On May 23, the Coordinating Committee of Agricultural, Commercial, Industrial and Financial Associations (CACIF) made public its document, "Guatemala; Reflections on the Past, Considerations for the Present and Recommendations for the Future." This document is CACIF's contribution to the current round of negotiations between the URNG and the Guatemalan government, in which discussions are focusing on socioeconomic aspects and the agrarian situation.

For CACIF, the main obstacle to Guatemala's development has been "the absence of national direction." In its recommendations, CACIF advocates a direction that, instead of drowning in tax reform, goes through privatization, the adjudication of state lands to individual property and public spending reductions. "It means that more Guatemalans can enter active economic sectors, without destroying what already exists," says CACIF.

CACIF's proposals do not address the most controversial issues: access to land, freedom of organization for workers, taxes on idle land and sanctions for tax evaders.

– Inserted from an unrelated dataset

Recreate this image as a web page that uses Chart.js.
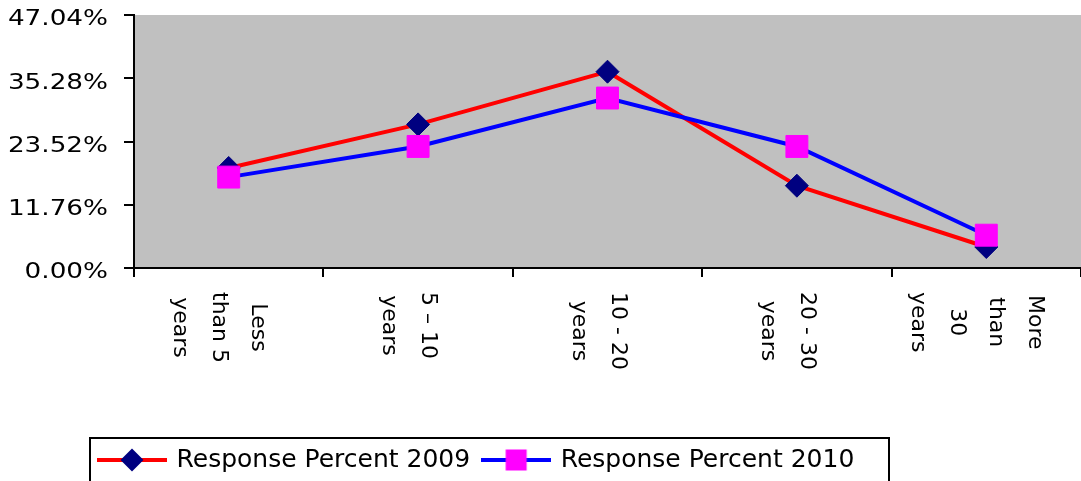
<!DOCTYPE html>
<html>
<head>
<meta charset="utf-8">
<script src="https://cdn.jsdelivr.net/npm/chart.js@4"></script>
<style>
html,body{margin:0;padding:0;background:#fff;overflow:hidden}
#wrap{width:1081px;height:481px;position:relative}
</style>
</head>
<body>
<div id="wrap"><canvas id="c" width="1081" height="481"></canvas></div>
<script>
// ---- data ----
const categories = [
  ["Less", "than 5", "years"],
  ["5 \u2013 10", "years"],
  ["10 - 20", "years"],
  ["20 - 30", "years"],
  ["More", "than", "30", "years"]
];
const seriesNames = ["Response Percent 2009", "Response Percent 2010"];
const series2009 = [18.6, 26.7, 36.5, 15.3, 3.9];
const series2010 = [16.9, 22.6, 31.6, 22.6, 6.1];
const yTickValues = [0, 11.76, 23.52, 35.28, 47.04];

// ---- style ----
const FONT = "'DejaVu Sans', Verdana, sans-serif";
const PLOT_BOTTOM = 268;
const Y_LABEL_RIGHT = 108;

function makeMarker(lineColor, shape, fill) {
  const c = document.createElement('canvas');
  c.width = 70; c.height = 26;
  const g = c.getContext('2d');
  g.fillStyle = lineColor;
  g.fillRect(0, 11, 70, 4);
  g.fillStyle = fill;
  if (shape === 'diamond') {
    g.beginPath();
    g.moveTo(35, 1.5); g.lineTo(46.5, 13); g.lineTo(35, 24.5); g.lineTo(23.5, 13);
    g.closePath(); g.fill();
  } else {
    g.fillRect(24.5, 2.5, 21, 21);
  }
  return c;
}
const legendMarkers = [
  makeMarker('#FF0000', 'diamond', '#000080'),
  makeMarker('#0000FF', 'square', '#FF00FF')
];

const LEG_PAD = 14;

const customPlugin = {
  id: 'custom',
  beforeDraw(chart) {
    const {ctx, chartArea: a} = chart;
    ctx.save();
    ctx.fillStyle = '#C0C0C0';
    ctx.fillRect(a.left, a.top, a.right - a.left, a.bottom - a.top);
    ctx.restore();
    const y = chart.scales.y;
    if (!y._wideWrapped) {
      const orig = y.drawLabels;
      y.drawLabels = function (area) {
        const c = this.ctx;
        c.save();
        c.translate(Y_LABEL_RIGHT, 0);
        c.scale(1.25, 1);
        c.translate(-Y_LABEL_RIGHT, 0);
        orig.call(this, area);
        c.restore();
      };
      y._wideWrapped = true;
    }
  },
  afterLayout(chart) {
    const lg = chart.legend;
    if (lg) {
      lg.left = 100 - LEG_PAD;
      lg.right = 1081;
      lg.top = 447.5 - LEG_PAD;
    }
  },
  afterDraw(chart) {
    const {ctx} = chart;
    const xs = chart.scales.x;
    ctx.save();
    ctx.font = '22px ' + FONT;
    ctx.fillStyle = '#000';
    ctx.textAlign = 'center';
    ctx.textBaseline = 'alphabetic';
    const P = 39, d = -15.5, blockTop = 292;
    categories.forEach((lines, i) => {
      const cx = xs.getPixelForValue(i);
      const n = lines.length;
      const maxLen = Math.max(...lines.map(l => ctx.measureText(l).width));
      lines.forEach((line, k) => {
        const bx = cx + d + P * ((n - 1) / 2 - k);
        ctx.save();
        ctx.translate(bx, blockTop);
        ctx.rotate(Math.PI / 2);
        ctx.fillText(line, maxLen / 2, 0);
        ctx.restore();
      });
    });
    // legend frame
    ctx.strokeStyle = '#000';
    ctx.lineWidth = 2;
    ctx.strokeRect(90, 438, 799, 60);
    ctx.restore();
  }
};

function zeroPad(s) {
  s.paddingTop = 0; s.paddingBottom = 0; s.paddingLeft = 0; s.paddingRight = 0;
}

new Chart(document.getElementById('c'), {
  type: 'line',
  data: {
    labels: categories.map(l => l.join(' ')),
    datasets: [
      {
        label: seriesNames[0],
        data: series2009,
        borderColor: '#FF0000',
        borderWidth: 4,
        backgroundColor: '#000080',
        pointStyle: 'rectRot',
        pointRadius: 11.5,
        pointHoverRadius: 11.5,
        pointBackgroundColor: '#000080',
        pointBorderColor: '#000080',
        pointBorderWidth: 1,
        tension: 0,
        fill: false,
        order: 1
      },
      {
        label: seriesNames[1],
        data: series2010,
        borderColor: '#0000FF',
        borderWidth: 4,
        backgroundColor: '#FF00FF',
        pointStyle: 'rect',
        pointRadius: 15.5,
        pointHoverRadius: 15.5,
        pointBackgroundColor: '#FF00FF',
        pointBorderColor: '#FF00FF',
        pointBorderWidth: 1,
        tension: 0,
        fill: false,
        order: 0
      }
    ]
  },
  options: {
    responsive: false,
    animation: false,
    devicePixelRatio: 1,
    layout: {autoPadding: false, padding: {top: 15, left: 0, right: 0, bottom: 0}},
    plugins: {
      tooltip: {enabled: false},
      legend: {
        display: true,
        position: 'bottom',
        align: 'start',
        labels: {
          usePointStyle: true,
          pointStyleWidth: 64,
          padding: LEG_PAD,
          color: '#000',
          font: {family: FONT, size: 25},
          sort: (a, b) => a.datasetIndex - b.datasetIndex,
          generateLabels(chart) {
            const items = Chart.defaults.plugins.legend.labels.generateLabels(chart);
            items.forEach(it => { it.pointStyle = legendMarkers[it.datasetIndex]; });
            return items;
          }
        }
      }
    },
    scales: {
      x: {
        type: 'category',
        offset: true,
        grid: {offset: true, drawOnChartArea: false, drawTicks: true, tickLength: 9, color: '#000', lineWidth: 2},
        border: {display: true, color: '#000', width: 2},
        ticks: {display: false},
        afterFit(s) {
          const lg = s.chart.legend;
          s.height = 481 - PLOT_BOTTOM - (lg ? lg.height : 0);
          zeroPad(s);
        }
      },
      y: {
        min: 0,
        max: 47.04,
        afterBuildTicks(s) { s.ticks = yTickValues.map(v => ({value: v})); },
        grid: {drawOnChartArea: false, drawTicks: true, tickLength: 10, color: '#000', lineWidth: 2},
        border: {display: true, color: '#000', width: 2},
        ticks: {
          color: '#000',
          font: {family: FONT, size: 21},
          padding: 16,
          labelOffset: 5,
          callback: v => Number(v).toFixed(2) + '%'
        },
        afterFit(s) { s.width = 134; zeroPad(s); }
      }
    }
  },
  plugins: [customPlugin]
});
</script>
</body>
</html>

The generic treatment the business sector gives to the country's macroeconomic problems resembles reports from international financing institutions and distances it from what should be the position of a sector immersed in the socioeconomic crisis strangling the country.

In the second part of its document, CACIF analyzes the investment in infrastructure and human capital needed to reach development goals before 2020. The business representatives calculate that the country would need to invest $66 billion to cover housing, education, employment and infrastructure deficits.

Perhaps the most revealing aspect of the business sector proposal is its analysis of Guatemala's level of underdevelopment. It considers that the state would have to triple its current tax income and dedicate 100% of public spending to investment to obtain the amount of money needed to pull the country out of its backward state before 2020.

To reach this ambitious goal, the fiscal policy recommended by the same document does not recommend tax increases; it suggests "adjusting government spending to available tax income." A sublime paradox.